De rechtbank heeft vastgesteld dat er aanzienlijke tegenstrijdigheden en vaagheden waren in de verklaringen van eiseres en referent over belangrijke aspecten van hun relatie. Ondanks dat eiseres en referent op sommige punten eensluidend verklaarden, waren er te veel onduidelijkheden over essentiële onderdelen van hun relatie, zoals de wijze waarop het huwelijk tot stand was gekomen en de aanwezigheid van getuigen. De rechtbank oordeelde dat de verklaringen van referent niet voldoende waren om de geconstateerde tegenstrijdigheden te weerleggen.

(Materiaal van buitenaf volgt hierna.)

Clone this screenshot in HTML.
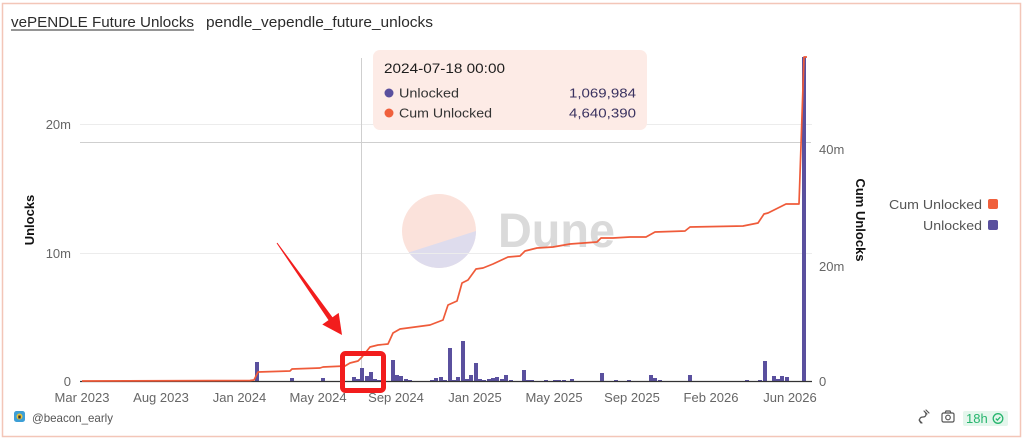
<!DOCTYPE html>
<html>
<head>
<meta charset="utf-8">
<style>
  html,body{margin:0;padding:0;background:#fff;}
  body{width:1027px;height:445px;overflow:hidden;}
  svg{display:block;}
  text{font-family:"Liberation Sans", sans-serif;}
</style>
</head>
<body>
<svg width="1027" height="445" viewBox="0 0 1027 445" xmlns="http://www.w3.org/2000/svg">
  <defs>
    <clipPath id="wm"><circle cx="439" cy="231" r="37"/></clipPath>
  </defs>
  <rect x="0" y="0" width="1027" height="445" fill="#ffffff"/>
  <rect x="2.5" y="3.5" width="1018" height="433" fill="#ffffff" stroke="#f3c6b8" stroke-width="1.5"/>

  <text x="11" y="27" font-size="14.5" fill="#2b2b2b" textLength="183" lengthAdjust="spacingAndGlyphs">vePENDLE Future Unlocks</text>
  <line x1="11" y1="30" x2="194" y2="30" stroke="#2b2b2b" stroke-width="1"/>
  <text x="206" y="27" font-size="14.5" fill="#2b2b2b" textLength="227" lengthAdjust="spacingAndGlyphs">pendle_vependle_future_unlocks</text>

  <g clip-path="url(#wm)">
    <rect x="400" y="190" width="80" height="80" fill="#fbe2db"/>
    <polygon points="400,255.2 480,229.7 480,272 400,272" fill="#dedced"/>
  </g>
  <text x="498" y="247" font-size="48" font-weight="bold" fill="#dadada" textLength="117" lengthAdjust="spacingAndGlyphs">Dune</text>

  <line x1="80" y1="124.5" x2="812" y2="124.5" stroke="#ececec" stroke-width="1"/>
  <line x1="80" y1="253.5" x2="812" y2="253.5" stroke="#ececec" stroke-width="1"/>
  <line x1="80" y1="142.5" x2="811" y2="142.5" stroke="#cfcfcf" stroke-width="1"/>
  <line x1="361.5" y1="58" x2="361.5" y2="381" stroke="#cfcfcf" stroke-width="1"/>

  <g font-size="13" fill="#666" text-anchor="end">
    <text x="71" y="129">20m</text>
    <text x="71" y="258">10m</text>
    <text x="71" y="386">0</text>
  </g>
  <text transform="translate(34,220) rotate(-90)" font-size="13" font-weight="bold" fill="#111" text-anchor="middle">Unlocks</text>

  <g font-size="13" fill="#666">
    <text x="819" y="154">40m</text>
    <text x="819" y="271">20m</text>
    <text x="819" y="386">0</text>
  </g>
  <text transform="translate(856,220) rotate(90)" font-size="13" font-weight="bold" fill="#111" text-anchor="middle">Cum Unlocks</text>

  <g fill="#5a509e">
    <rect x="255" y="362" width="4" height="19"/>
    <rect x="290" y="378" width="4" height="3"/>
    <rect x="321" y="378" width="4" height="3"/>
    <rect x="352" y="377" width="4" height="4"/>
    <rect x="356" y="379" width="4" height="2"/>
    <rect x="360" y="368" width="4" height="13"/>
    <rect x="365" y="376" width="4" height="5"/>
    <rect x="369" y="372" width="4" height="9"/>
    <rect x="373" y="379" width="4" height="2"/>
    <rect x="377" y="380" width="4" height="1"/>
    <rect x="391" y="360" width="4" height="21"/>
    <rect x="395" y="375" width="4" height="6"/>
    <rect x="399" y="376" width="4" height="5"/>
    <rect x="404" y="379" width="4" height="2"/>
    <rect x="408" y="380" width="4" height="1"/>
    <rect x="430" y="380" width="4" height="1"/>
    <rect x="434" y="378" width="4" height="3"/>
    <rect x="439" y="377" width="4" height="4"/>
    <rect x="443" y="380" width="4" height="1"/>
    <rect x="448" y="348" width="4" height="33"/>
    <rect x="452" y="380" width="4" height="1"/>
    <rect x="456" y="377" width="4" height="4"/>
    <rect x="461" y="341" width="4" height="40"/>
    <rect x="465" y="379" width="4" height="2"/>
    <rect x="469" y="375" width="4" height="6"/>
    <rect x="474" y="363" width="4" height="18"/>
    <rect x="478" y="379" width="4" height="2"/>
    <rect x="482" y="380" width="4" height="1"/>
    <rect x="487" y="379" width="4" height="2"/>
    <rect x="491" y="378" width="4" height="3"/>
    <rect x="495" y="377" width="4" height="4"/>
    <rect x="500" y="379" width="4" height="2"/>
    <rect x="504" y="375" width="4" height="6"/>
    <rect x="509" y="380" width="4" height="1"/>
    <rect x="522" y="370" width="4" height="11"/>
    <rect x="526" y="380" width="4" height="1"/>
    <rect x="530" y="380" width="4" height="1"/>
    <rect x="544" y="380" width="4" height="1"/>
    <rect x="553" y="380" width="4" height="1"/>
    <rect x="557" y="380" width="4" height="1"/>
    <rect x="562" y="380" width="4" height="1"/>
    <rect x="570" y="379" width="4" height="2"/>
    <rect x="600" y="373" width="4" height="8"/>
    <rect x="614" y="380" width="4" height="1"/>
    <rect x="627" y="380" width="4" height="1"/>
    <rect x="649" y="375" width="4" height="6"/>
    <rect x="653" y="378" width="4" height="3"/>
    <rect x="658" y="380" width="4" height="1"/>
    <rect x="688" y="375" width="4" height="6"/>
    <rect x="745" y="380" width="4" height="1"/>
    <rect x="758" y="380" width="4" height="1"/>
    <rect x="763" y="361" width="4" height="20"/>
    <rect x="772" y="376" width="4" height="5"/>
    <rect x="776" y="379" width="4" height="2"/>
    <rect x="780" y="376" width="4" height="5"/>
    <rect x="785" y="377" width="4" height="4"/>
    <rect x="802" y="57" width="4" height="324"/>
  </g>

  <line x1="80" y1="381.5" x2="812" y2="381.5" stroke="#333" stroke-width="1.3"/>

  <polyline fill="none" stroke="#ef5b3a" stroke-width="1.7" stroke-linejoin="round"
    points="82,381 250,380.5 254,380 258,372 290,371 292,369 320,368 323,367 345,366 350,363 358,361 362,357 370,347 378,345 388,344 393,333 400,329 430,325 443,320 448,305 457,301 462,283 468,280 476,269 483,268 493,264 508,257 520,256 525,251 537,248 553,247 570,244 597,242 601,238 613,238 630,237 646,237 655,232 685,231 690,227 743,226 758,223 764,214 768,213 778,208 786,204 799,204 804,57 807,57"/>

  <g font-size="13" fill="#666" text-anchor="middle">
    <text x="82" y="402">Mar 2023</text>
    <text x="161" y="402">Aug 2023</text>
    <text x="239.5" y="402">Jan 2024</text>
    <text x="318" y="402">May 2024</text>
    <text x="396" y="402">Sep 2024</text>
    <text x="475" y="402">Jan 2025</text>
    <text x="554" y="402">May 2025</text>
    <text x="632" y="402">Sep 2025</text>
    <text x="711" y="402">Feb 2026</text>
    <text x="790" y="402">Jun 2026</text>
  </g>

  <g font-size="13" fill="#555">
    <text x="889" y="209" textLength="93" lengthAdjust="spacingAndGlyphs">Cum Unlocked</text>
    <text x="923" y="230" textLength="59" lengthAdjust="spacingAndGlyphs">Unlocked</text>
  </g>
  <rect x="988" y="199" width="10" height="10" rx="2" fill="#f0603c"/>
  <rect x="988" y="220" width="10" height="10" rx="2" fill="#5a509e"/>

  <rect x="373" y="50" width="274" height="80" rx="7" fill="#fdebe6"/>
  <text x="384" y="73" font-size="14" fill="#1e1e1e" textLength="121" lengthAdjust="spacingAndGlyphs">2024-07-18 00:00</text>
  <circle cx="389" cy="93" r="4.5" fill="#5a509e"/>
  <circle cx="389" cy="113" r="4.5" fill="#f0603c"/>
  <text x="399" y="97.5" font-size="13" fill="#333" textLength="60" lengthAdjust="spacingAndGlyphs">Unlocked</text>
  <text x="399" y="117.5" font-size="13" fill="#333" textLength="93" lengthAdjust="spacingAndGlyphs">Cum Unlocked</text>
  <text x="569" y="97.5" font-size="13" fill="#3a3260" textLength="67" lengthAdjust="spacingAndGlyphs">1,069,984</text>
  <text x="569" y="117.5" font-size="13" fill="#3a3260" textLength="67" lengthAdjust="spacingAndGlyphs">4,640,390</text>

  <polygon points="277.4,242.7 332.5,317.3 338.7,312.9 342,335 322.3,324.5 328.5,320.1 276.6,243.3" fill="#f21d1d"/>
  <rect x="342.5" y="353.5" width="41" height="37" rx="3" fill="none" stroke="#f21d1d" stroke-width="5"/>

  <rect x="14" y="411" width="11" height="11" rx="2.5" fill="#3d9fd6"/>
  <circle cx="19.5" cy="416.5" r="3" fill="#e8c33a"/>
  <rect x="18.3" y="415.5" width="2.4" height="3" fill="#333"/>
  <text x="32" y="422" font-size="12" fill="#555" textLength="81" lengthAdjust="spacingAndGlyphs">@beacon_early</text>

  <g fill="none" stroke="#555" stroke-width="1.2" stroke-linecap="round">
    <path d="M921,423 C918,420 920,417 923,417 C926,417 927,414 925,412"/>
    <path d="M924,411 L927,414 M926,410 L929,413"/>
    <path d="M919,420 L922,423"/>
  </g>
  <g fill="none" stroke="#555" stroke-width="1.2">
    <rect x="942" y="413" width="12" height="9" rx="1.5"/>
    <path d="M945,413 L946,411 L950,411 L951,413"/>
    <circle cx="948" cy="417.5" r="2.3"/>
  </g>
  <rect x="963" y="411" width="45" height="15" rx="2" fill="#e4f6ec"/>
  <text x="966" y="423" font-size="13" fill="#27b56e">18h</text>
  <circle cx="998" cy="418.5" r="4.8" fill="none" stroke="#27b56e" stroke-width="1.3"/>
  <path d="M995.8,418.6 L997.4,420.2 L1000.3,417" fill="none" stroke="#27b56e" stroke-width="1.3"/>
</svg>
</body>
</html>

De rechtbank heeft geconcludeerd dat de Staatssecretaris terecht de aanvraag heeft afgewezen, omdat er onvoldoende bewijs was voor een oprechte en duurzame relatie. Het beroep van eiseres is ongegrond verklaard, en er is geen aanleiding voor een proceskostenveroordeling. De uitspraak is openbaar gedaan en partijen zijn op de hoogte gesteld van hun rechtsmiddelen.